Впрочем, насколько я успел узнать из других источников, какие-то особые ритуалы мне и не довелось бы увидеть своими глазами: они местными анимистами не демонстрируются посторонним. Например, в апреле, во время жертвоприношений, деревня закрывается для входа и выхода для всех, включая и кхмеров. Обозначается это листом, висящим на входе в деревню, и войти на её территорию в этот период означает нанести страшное оскорбление всем её жителям. Никаких ежедневных молитв и подобных ритуалов у них вроде бы нет, зато религиозным они считают сам образ жизни: аскетизм, единение с природой, только своя собственная еда и почти полное отсутствие импортированного извне. Ну, кроме музыки!
~
Бедность – не повод лишать себя ежедневного праздника. Новый вечер – новая дискотека!
ЛЮТО БЕШЕНО НЕИСТОВО под электронщину, запущенную с мобильного, вытанцовывает пара сотен детишек. Кажется, практически единственное, на что тратит деньги коммуна – это музыкальное оборудование. Меня зовут в компанию, употребляющую по кругу густое рисовое вино, напоминающее по вкусу сакэ, из огромной вазы через трубочку. Здесь я отлично вписываюсь, и отсутствие языка совсем не мешает. По правилам, нужно набрать кружку воды и лить в вазу одновременно с высасыванием "сакэ", чтобы уровень его не опускался, но и через край не переливалось.
Через пару кругов два-три человека из нашего круга блюют по углам. Я держусь стойко, но понимаю, что неистово тусующие дети в этой ситуации кажутся мне гораздо интереснее, чем пытающиеся перепить друг друга взрослые. Пара уже набравшихся товарищей ведут меня к диджею, чтобы я пел с ними в караоке кхмерские песни, но тут обнаруживается нюанс.
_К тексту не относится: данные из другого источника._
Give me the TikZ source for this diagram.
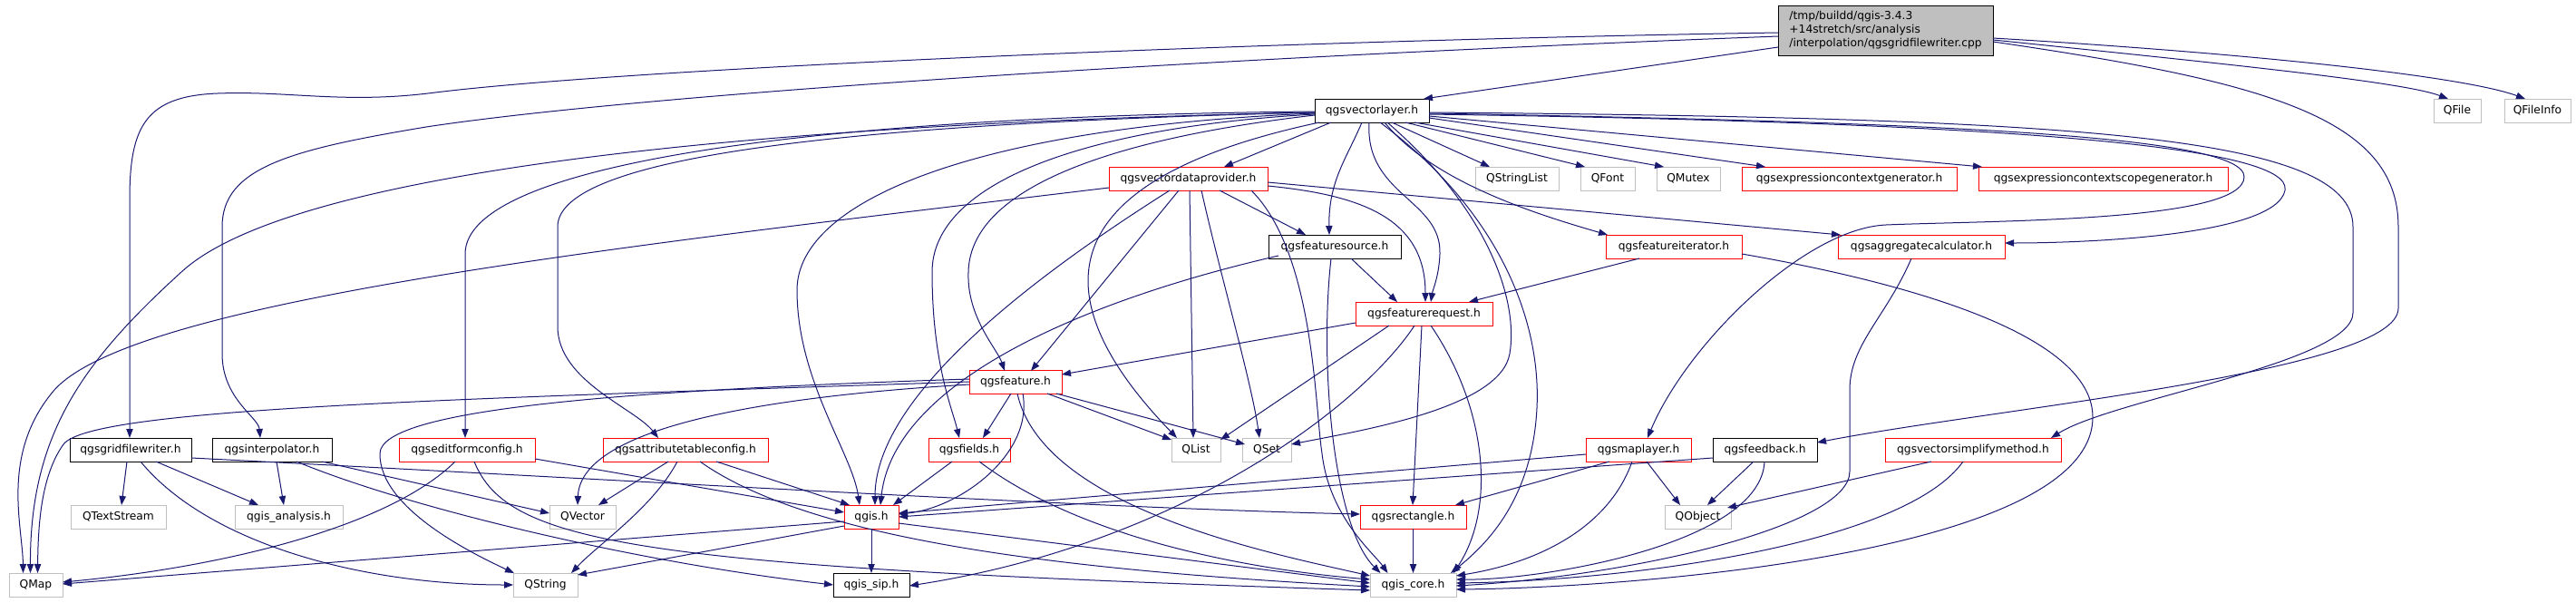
\documentclass[tikz,border=0pt]{standalone}
\usepackage{fontspec}
\setmainfont{DejaVu Sans}
\usetikzlibrary{arrows.meta,calc}
\definecolor{edgec}{HTML}{191970}
\definecolor{grayb}{HTML}{BFBFBF}
\newcommand{\mknode}[6]{\node[#5, minimum width={#4*0.75pt}] (#1) at (#2,#3) {#6};}
\begin{document}
\begin{tikzpicture}[x=0.75pt,y=-0.75pt,
  font=\fontsize{9.2}{11.25}\selectfont,
  box/.style={rectangle, line width=0.75pt, inner sep=0pt, minimum height=19.5pt, fill=white},
  blk/.style={box, draw=black},
  rdb/.style={box, draw=red},
  gry/.style={box, draw=grayb},
  conn/.style={draw=edgec, line width=0.75pt, -{Triangle[length=7.5pt,width=5.5pt]}}]
\useasboundingbox (0,0) rectangle (2841,664);
% nodes
\node[box, draw=black, fill=grayb, align=left, minimum width=177.75pt, minimum height=41.25pt] (cpp) at (2079.5,33.5)
  {/tmp/buildd/qgis-3.4.3\\+14stretch/src/analysis\\/interpolation/qgsgridfilewriter.cpp};
\mknode{vl}{1513}{122}{126}{blk}{qgsvectorlayer.h}
\mknode{qfile}{2710}{122}{52}{gry}{QFile}
\mknode{qfileinfo}{2798.5}{122}{73}{gry}{QFileInfo}
\mknode{vdp}{1310.5}{197}{175}{rdb}{qgsvectordataprovider.h}
\mknode{qsl}{1673}{197}{92}{gry}{QStringList}
\mknode{qfont}{1773}{197}{60}{gry}{QFont}
\mknode{qmutex}{1862}{197}{70}{gry}{QMutex}
\mknode{ecg}{2039.5}{197}{237}{rdb}{qgsexpressioncontextgenerator.h}
\mknode{ecsg}{2319.5}{197}{275}{rdb}{qgsexpressioncontextscopegenerator.h}
\mknode{fs}{1472}{272}{146}{blk}{qgsfeaturesource.h}
\mknode{fi}{1846}{272}{150}{rdb}{qgsfeatureiterator.h}
\mknode{ac}{2119}{272}{184}{rdb}{qgsaggregatecalculator.h}
\mknode{fr}{1570.5}{346}{151}{rdb}{qgsfeaturerequest.h}
\mknode{feat}{1120}{421.5}{102}{rdb}{qgsfeature.h}
\mknode{gfw}{144}{496}{134}{blk}{qgsgridfilewriter.h}
\mknode{interp}{300}{496}{132}{blk}{qgsinterpolator.h}
\mknode{efc}{515}{496}{150}{rdb}{qgseditformconfig.h}
\mknode{atc}{756}{496}{182}{rdb}{qgsattributetableconfig.h}
\mknode{fields}{1069}{496}{90}{rdb}{qgsfields.h}
\mknode{qlist}{1319}{496}{54}{gry}{QList}
\mknode{qset}{1397}{496}{54}{gry}{QSet}
\mknode{ml}{1807}{496}{116}{rdb}{qgsmaplayer.h}
\mknode{fb}{1946.5}{496}{115}{blk}{qgsfeedback.h}
\mknode{vsm}{2176}{496}{194}{rdb}{qgsvectorsimplifymethod.h}
\mknode{qts}{130.5}{570}{105}{gry}{QTextStream}
\mknode{qan}{318.5}{570}{119}{gry}{qgis\_analysis.h}
\mknode{qvec}{642.5}{570}{73}{gry}{QVector}
\mknode{qgis}{961}{570}{60}{rdb}{qgis.h}
\mknode{qrect}{1558.5}{570}{117}{rdb}{qgsrectangle.h}
\mknode{qobj}{1872.5}{570}{73}{gry}{QObject}
\mknode{qmap}{39.5}{645}{59}{gry}{QMap}
\mknode{qstr}{601.5}{645}{71}{gry}{QString}
\mknode{sip}{961}{645}{84}{blk}{qgis\_sip.h}
\mknode{core}{1558.5}{645}{95}{gry}{qgis\_core.h}
% edges from cpp
\draw[conn] ($(cpp)+(-118.5,18.5)$) -- ($(vl)+(57,-13)$);
\draw[conn] ($(cpp)+(118.5,10.5)$) .. controls (2450,70) and (2650,90) .. ($(qfile)+(-10,-13)$);
\draw[conn] ($(cpp)+(118.5,8.5)$) .. controls (2500,60) and (2720,85) .. ($(qfileinfo)+(-13.5,-13)$);
\draw[conn] ($(cpp)+(118.5,12.5)$) .. controls (2500,90) and (2645,130) .. (2645,250) -- (2645,340) .. controls (2645,410) and (2200,450) .. ($(fb)+(57.5,-8)$);
\draw[conn] ($(cpp)+(-118.5,2.5)$) .. controls (1400,45) and (700,75) .. (480,102) .. controls (380,115) and (320,100) .. (240,103) .. controls (160,106) and (143,140) .. (143,220) -- ($(gfw)+(-1,-13)$);
\draw[conn] ($(cpp)+(-118.5,6.5)$) .. controls (1300,65) and (700,105) .. (470,140) .. controls (320,165) and (245,185) .. (245,250) -- (245,390) .. controls (245,440) and (285,460) .. ($(interp)+(-13,-13)$);
% edges from qgsvectorlayer.h
\draw[conn] ($(vl)+(-63,2)$) .. controls (900,135) and (330,180) .. (200,300) .. controls (90,400) and (33,480) .. ($(qmap)+(-6,-13)$);
\draw[conn] ($(vl)+(-45,13)$) -- ($(vdp)+(39.5,-13)$);
\draw[conn] ($(vl)+(22,13)$) -- ($(qsl)+(-30,-13)$);
\draw[conn] ($(vl)+(37,13)$) -- ($(qfont)+(-25,-13)$);
\draw[conn] ($(vl)+(47,13)$) -- ($(qmutex)+(-27,-13)$);
\draw[conn] ($(vl)+(63,8)$) -- ($(ecg)+(-92.5,-13)$);
\draw[conn] ($(vl)+(63,6)$) -- ($(ecsg)+(-133.5,-13)$);
\draw[conn] ($(vl)+(-11,13)$) .. controls (1485,175) and (1465,200) .. ($(fs)+(-6,-13)$);
\draw[conn] ($(vl)+(-3,13)$) .. controls (1505,215) and (1590,220) .. (1588,280) .. controls (1587,305) and (1580,320) .. ($(fr)+(7.5,-13)$);
\draw[conn] ($(vl)+(14,13)$) .. controls (1580,200) and (1690,235) .. ($(fi)+(-73,-13)$);
\draw[conn] ($(vl)+(63,4)$) .. controls (2200,135) and (2530,160) .. (2520,210) .. controls (2510,260) and (2300,268) .. ($(ac)+(92,-4)$);
\draw[conn] ($(vl)+(63,3)$) .. controls (2150,135) and (2475,150) .. (2475,195) .. controls (2475,245) and (2200,243) .. (2080,248) .. controls (1990,252) and (1860,380) .. ($(ml)+(10,-13)$);
\draw[conn] ($(vl)+(63,2)$) .. controls (2300,130) and (2595,150) .. (2595,250) -- (2595,345) .. controls (2595,400) and (2330,440) .. ($(vsm)+(86,-13)$);
\draw[conn] ($(vl)+(-63,5)$) .. controls (1250,150) and (1070,200) .. (1068,300) .. controls (1066,350) and (1100,385) .. ($(feat)+(-12,-12.5)$);
\draw[conn] ($(vl)+(-63,4)$) .. controls (1200,140) and (1028,200) .. (1028,300) .. controls (1028,400) and (1050,450) .. ($(fields)+(-11,-13)$);
\draw[conn] ($(vl)+(-63,3)$) .. controls (1080,140) and (879,220) .. (879,320) .. controls (879,420) and (940,500) .. ($(qgis)+(-13,-13)$);
\draw[conn] ($(vl)+(-63,2)$) .. controls (1000,135) and (615,165) .. (615,250) -- (615,360) .. controls (615,420) and (700,450) .. ($(atc)+(-30,-13)$);
\draw[conn] ($(vl)+(-63,1)$) .. controls (900,128) and (513,180) .. (513,280) -- ($(efc)+(-2,-13)$);
\draw[conn] ($(vl)+(-58,13)$) .. controls (1150,200) and (1150,330) .. ($(qlist)+(-21,-13)$);
\draw[conn] ($(vl)+(17,13)$) .. controls (1640,230) and (1675,330) .. (1665,390) .. controls (1655,450) and (1500,475) .. ($(qset)+(27,-6)$);
\draw[conn] ($(vl)+(9,13)$) .. controls (1650,230) and (1700,350) .. (1695,450) .. controls (1690,550) and (1640,600) .. ($(core)+(41.5,-13)$);
% edges from qgsvectordataprovider.h
\draw[conn] ($(vdp)+(-87.5,10)$) .. controls (700,270) and (150,330) .. (60,430) .. controls (0,500) and (25,580) .. ($(qmap)+(-14,-13)$);
\draw[conn] ($(vdp)+(34.5,13)$) -- ($(fs)+(-32,-13)$);
\draw[conn] ($(vdp)+(87.5,8)$) .. controls (1500,215) and (1572,240) .. ($(fr)+(1.5,-13)$);
\draw[conn] ($(vdp)+(87.5,4)$) -- ($(ac)+(-89,-13)$);
\draw[conn] ($(vdp)+(-10.5,13)$) -- ($(feat)+(17,-12.5)$);
\draw[conn] ($(vdp)+(-20.5,13)$) .. controls (1100,330) and (965,450) .. ($(qgis)+(4,-13)$);
\draw[conn] ($(vdp)+(1.5,13)$) -- ($(qlist)+(-3,-13)$);
\draw[conn] ($(vdp)+(14.5,13)$) .. controls (1345,300) and (1380,420) .. ($(qset)+(-8,-13)$);
\draw[conn] ($(vdp)+(69.5,13)$) .. controls (1450,280) and (1450,450) .. (1458,500) .. controls (1466,570) and (1515,610) .. ($(core)+(-28,-13)$);
% qgsfeaturesource.h
\draw[conn] ($(fs)+(18,13)$) -- ($(fr)+(-29.5,-13)$);
\draw[conn] ($(fs)+(-62,10)$) .. controls (1200,330) and (985,420) .. ($(qgis)+(10,-13)$);
\draw[conn] ($(fs)+(-4,13)$) .. controls (1455,400) and (1470,580) .. ($(core)+(-36,-13)$);
% qgsfeatureiterator.h
\draw[conn] ($(fi)+(-38,13)$) -- ($(fr)+(49.5,-13)$);
\draw[conn] ($(fi)+(75,8)$) .. controls (2150,320) and (2308,380) .. (2308,460) .. controls (2308,610) and (1800,648) .. ($(core)+(47.5,5)$);
% qgsaggregatecalculator.h
\draw[conn] ($(ac)+(-11,13)$) .. controls (2080,350) and (2040,380) .. (2040,430) -- (2040,520) .. controls (2040,580) and (1800,635) .. ($(core)+(47.5,1)$);
% qgsfeaturerequest.h
\draw[conn] ($(fr)+(-75.5,10)$) -- ($(feat)+(51,-8.5)$);
\draw[conn] ($(fr)+(-38.5,13)$) -- ($(qlist)+(27,-11)$);
\draw[conn] ($(fr)+(-2.5,13)$) -- ($(qrect)+(-0.5,-13)$);
\draw[conn] ($(fr)+(7.5,13)$) .. controls (1640,450) and (1650,560) .. ($(core)+(44.5,-13)$);
\draw[conn] ($(fr)+(-10.5,13)$) .. controls (1500,450) and (1300,600) .. ($(sip)+(42,1)$);
% qgsfeature.h
\draw[conn] ($(feat)+(-51,-0.5)$) .. controls (500,440) and (100,450) .. (70,490) .. controls (45,525) and (42,580) .. ($(qmap)+(2,-13)$);
\draw[conn] ($(feat)+(-51,-3.5)$) .. controls (700,430) and (420,450) .. (419,500) .. controls (418,560) and (520,610) .. ($(qstr)+(-34.5,-13)$);
\draw[conn] ($(feat)+(-51,2.5)$) .. controls (800,440) and (640,480) .. ($(qvec)+(-5.5,-13)$);
\draw[conn] ($(feat)+(-5,12.5)$) -- ($(fields)+(15,-13)$);
\draw[conn] ($(feat)+(8,12.5)$) .. controls (1140,500) and (1060,560) .. ($(qgis)+(30,-3)$);
\draw[conn] ($(feat)+(35,12.5)$) -- ($(qlist)+(-27,-11)$);
\draw[conn] ($(feat)+(45,12.5)$) -- ($(qset)+(-24,-6)$);
\draw[conn] ($(feat)+(2,12.5)$) .. controls (1150,560) and (1400,610) .. ($(core)+(-47.5,-10)$);
% qgsfields.h
\draw[conn] ($(fields)+(-19,13)$) -- ($(qgis)+(24,-13)$);
\draw[conn] ($(fields)+(11,13)$) .. controls (1200,600) and (1400,630) .. ($(core)+(-47.5,-6)$);
% qgsgridfilewriter.h
\draw[conn] ($(gfw)+(-4,13)$) -- ($(qts)+(3.5,-13)$);
\draw[conn] ($(gfw)+(28,13)$) -- ($(qan)+(-33.5,-13)$);
\draw[conn] ($(gfw)+(11,13)$) .. controls (230,600) and (400,645) .. ($(qstr)+(-35.5,0)$);
\draw[conn] ($(gfw)+(67,9)$) .. controls (700,530) and (1200,560) .. ($(qrect)+(-58.5,-3)$);
% qgsinterpolator.h
\draw[conn] ($(interp)+(5,13)$) -- ($(qan)+(-5.5,-13)$);
\draw[conn] ($(interp)+(55,13)$) -- ($(qvec)+(-36.5,-4)$);
\draw[conn] ($(interp)+(27,13)$) .. controls (450,560) and (700,620) .. ($(sip)+(-42,0)$);
% qgseditformconfig.h
\draw[conn] ($(efc)+(-13,13)$) .. controls (430,580) and (250,625) .. ($(qmap)+(29.5,-3)$);
\draw[conn] ($(efc)+(75,10)$) -- ($(qgis)+(-30,-5)$);
\draw[conn] ($(efc)+(8,13)$) .. controls (560,600) and (700,625) .. ($(core)+(-47.5,6)$);
% qgsattributetableconfig.h
\draw[conn] ($(atc)+(-19,13)$) -- ($(qvec)+(17.5,-13)$);
\draw[conn] ($(atc)+(-9,13)$) .. controls (720,560) and (660,600) .. ($(qstr)+(28.5,-13)$);
\draw[conn] ($(atc)+(34,13)$) -- ($(qgis)+(-24,-13)$);
\draw[conn] ($(atc)+(16,13)$) .. controls (900,600) and (1200,630) .. ($(core)+(-47.5,2)$);
% qgsmaplayer.h
\draw[conn] ($(ml)+(-58,5)$) -- ($(qgis)+(30,-4)$);
\draw[conn] ($(ml)+(-32,13)$) -- ($(qrect)+(46.5,-13)$);
\draw[conn] ($(ml)+(9,13)$) -- ($(qobj)+(-19.5,-13)$);
\draw[conn] ($(ml)+(-7,13)$) .. controls (1775,580) and (1700,620) .. ($(core)+(47.5,-10)$);
% qgsfeedback.h
\draw[conn] ($(fb)+(-57.5,9)$) -- ($(qgis)+(30,0)$);
\draw[conn] ($(fb)+(-12.5,13)$) -- ($(qobj)+(10.5,-13)$);
\draw[conn] ($(fb)+(-0.5,13)$) .. controls (1942,600) and (1700,640) .. ($(core)+(47.5,-6)$);
% qgsvectorsimplifymethod.h
\draw[conn] ($(vsm)+(-46,13)$) -- ($(qobj)+(32.5,-10)$);
\draw[conn] ($(vsm)+(-11,13)$) .. controls (2100,600) and (1800,640) .. ($(core)+(47.5,-2)$);
% qgis.h
\draw[conn] ($(qgis)+(-30,5)$) -- ($(qmap)+(29.5,-1)$);
\draw[conn] ($(qgis)+(-30,10)$) -- ($(qstr)+(35.5,-11)$);
\draw[conn] ($(qgis)+(0,13)$) -- ($(sip)+(0,-13)$);
\draw[conn] ($(qgis)+(30,7)$) -- ($(core)+(-47.5,-2)$);
% qgsrectangle.h
\draw[conn] ($(qrect)+(0,13)$) -- ($(core)+(0,-13)$);
\end{tikzpicture}
\end{document}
Когда пьяное караоке исчерпывает себя, я сбегаю в младшую группу.
На танцполе я подскакиваю к тем группам детей, которые пляшут особенно эффектно, и энергично поддерживаю их своими движениями. При моём появлении девочки обычно с визгом разбегаются, а мальчики начинают колбаситься ещё более отвязно. Я произвожу эффект боженьки: поднимаю руки – и четверть особо энергично отплясывающих кхмерят передо мной превращаются в три четверти машущих руками и прыгающих во все доступные стороны. Потихоньку я чувствую, что мои движения становятся всё менее контролируемыми. На попытки со стороны взрослых вернуть меня в круг пьющих я не поддаюсь.
Песни через три во мне внезапно заканчивается энергия и как будто включается автопилот. Я отвешиваю молодёжи подчёркнуто широкий поклон, и ноги целенаправленно несут меня в сторону моего пристанища. Движениями чуть более размашистыми, чем обычно, руки заносят меня вверх по приставной лестнице, я забираюсь в спальник (успев порадоваться тому, какой я молодец, что надул коврик и постелился заранее) и отрубаюсь.
По крайней мере, вникнуть в религию этой деревни оказалось не единственным доступным здесь квестом.